Collected material:
= = = =
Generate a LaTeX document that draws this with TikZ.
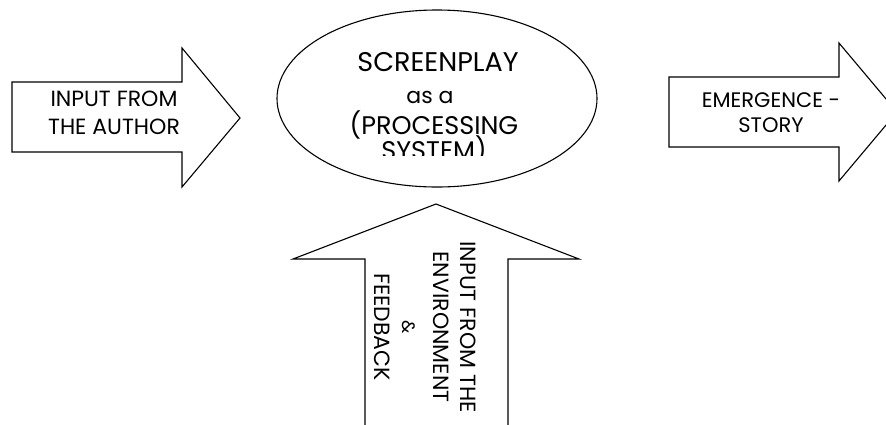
\documentclass[tikz,border=0pt]{standalone}
\usepackage{fontspec}
\setmainfont{Poppins}

\begin{document}
\begin{tikzpicture}[x=1pt,y=-1pt,line width=1.1pt,line join=miter,
  outline/.style={draw=black,fill=white},
  txt/.style={font=\fontsize{22}{28}\selectfont,align=center,inner sep=0pt},
  line/.style={inner sep=0pt,anchor=base}]
\useasboundingbox (0,0) rectangle (886,424);
\fill[white] (0,0) rectangle (886,424);

\begin{scope}
  \clip (0,0) rectangle (886,424);
  % block arrow pointing right, on the left
  \draw[outline] (12,82) -- (182,82) -- (182,48) -- (240,118) -- (182,187)
    -- (182,152) -- (12,152) -- cycle;
  % block arrow pointing right, on the right (tip runs past the edge)
  \draw[outline] (669,77) -- (839,77) -- (839,43) -- (897,112) -- (839,181)
    -- (839,147) -- (669,147) -- cycle;
  % block arrow pointing up, from below
  \draw[outline] (365,430) -- (365,259) -- (293,259) -- (436,204) -- (579,259)
    -- (508,259) -- (508,430);
  % the processing system
  \draw[outline] (437,98.5) ellipse [x radius=160,y radius=88.5];
\end{scope}

\node[txt] (author) at (114,113) {INPUT FROM\\THE AUTHOR};
\node[txt,font=\fontsize{21}{25}\selectfont] (story) at (771,113)
  {EMERGENCE -\\STORY};

% text inside the ellipse; the last line runs out of its box and is cut
\begin{scope}
  \clip (280,0) rectangle (600,155);
  \node[line,font=\fontsize{27}{30}\selectfont] (sp1) at (438,71) {SCREENPLAY};
  \node[line,font=\fontsize{22}{26}\selectfont] (sp2) at (430,103) {as a};
  \node[line,font=\fontsize{25.5}{30}\selectfont] (sp3) at (434,134) {(PROCESSING};
  \node[line,font=\fontsize{25.5}{30}\selectfont] (sp4) at (434,159) {SYSTEM)};
\end{scope}

\node[txt,rotate=-90] (env) at (425.5,327)
  {INPUT FROM THE\\[-1pt]ENVIRONMENT\\[3pt]{\fontsize{18}{27}\selectfont \&}\\FEEDBACK};
\end{tikzpicture}
\end{document}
= = = =
Stated task: Print out the lines exactly, skipping any picture.

Task result:
Generate a LaTeX document that draws this with TikZ.
\documentclass[tikz,border=0pt]{standalone}
\usepackage{fontspec}
\setmainfont{Poppins}

\begin{document}
\begin{tikzpicture}[x=1pt,y=-1pt,line width=1.1pt,line join=miter,
  outline/.style={draw=black,fill=white},
  txt/.style={font=\fontsize{22}{28}\selectfont,align=center,inner sep=0pt},
  line/.style={inner sep=0pt,anchor=base}]
\useasboundingbox (0,0) rectangle (886,424);
\fill[white] (0,0) rectangle (886,424);

\begin{scope}
  \clip (0,0) rectangle (886,424);
  % block arrow pointing right, on the left
  \draw[outline] (12,82) -- (182,82) -- (182,48) -- (240,118) -- (182,187)
    -- (182,152) -- (12,152) -- cycle;
  % block arrow pointing right, on the right (tip runs past the edge)
  \draw[outline] (669,77) -- (839,77) -- (839,43) -- (897,112) -- (839,181)
    -- (839,147) -- (669,147) -- cycle;
  % block arrow pointing up, from below
  \draw[outline] (365,430) -- (365,259) -- (293,259) -- (436,204) -- (579,259)
    -- (508,259) -- (508,430);
  % the processing system
  \draw[outline] (437,98.5) ellipse [x radius=160,y radius=88.5];
\end{scope}

\node[txt] (author) at (114,113) {INPUT FROM\\THE AUTHOR};
\node[txt,font=\fontsize{21}{25}\selectfont] (story) at (771,113)
  {EMERGENCE -\\STORY};

% text inside the ellipse; the last line runs out of its box and is cut
\begin{scope}
  \clip (280,0) rectangle (600,155);
  \node[line,font=\fontsize{27}{30}\selectfont] (sp1) at (438,71) {SCREENPLAY};
  \node[line,font=\fontsize{22}{26}\selectfont] (sp2) at (430,103) {as a};
  \node[line,font=\fontsize{25.5}{30}\selectfont] (sp3) at (434,134) {(PROCESSING};
  \node[line,font=\fontsize{25.5}{30}\selectfont] (sp4) at (434,159) {SYSTEM)};
\end{scope}

\node[txt,rotate=-90] (env) at (425.5,327)
  {INPUT FROM THE\\[-1pt]ENVIRONMENT\\[3pt]{\fontsize{18}{27}\selectfont \&}\\FEEDBACK};
\end{tikzpicture}
\end{document}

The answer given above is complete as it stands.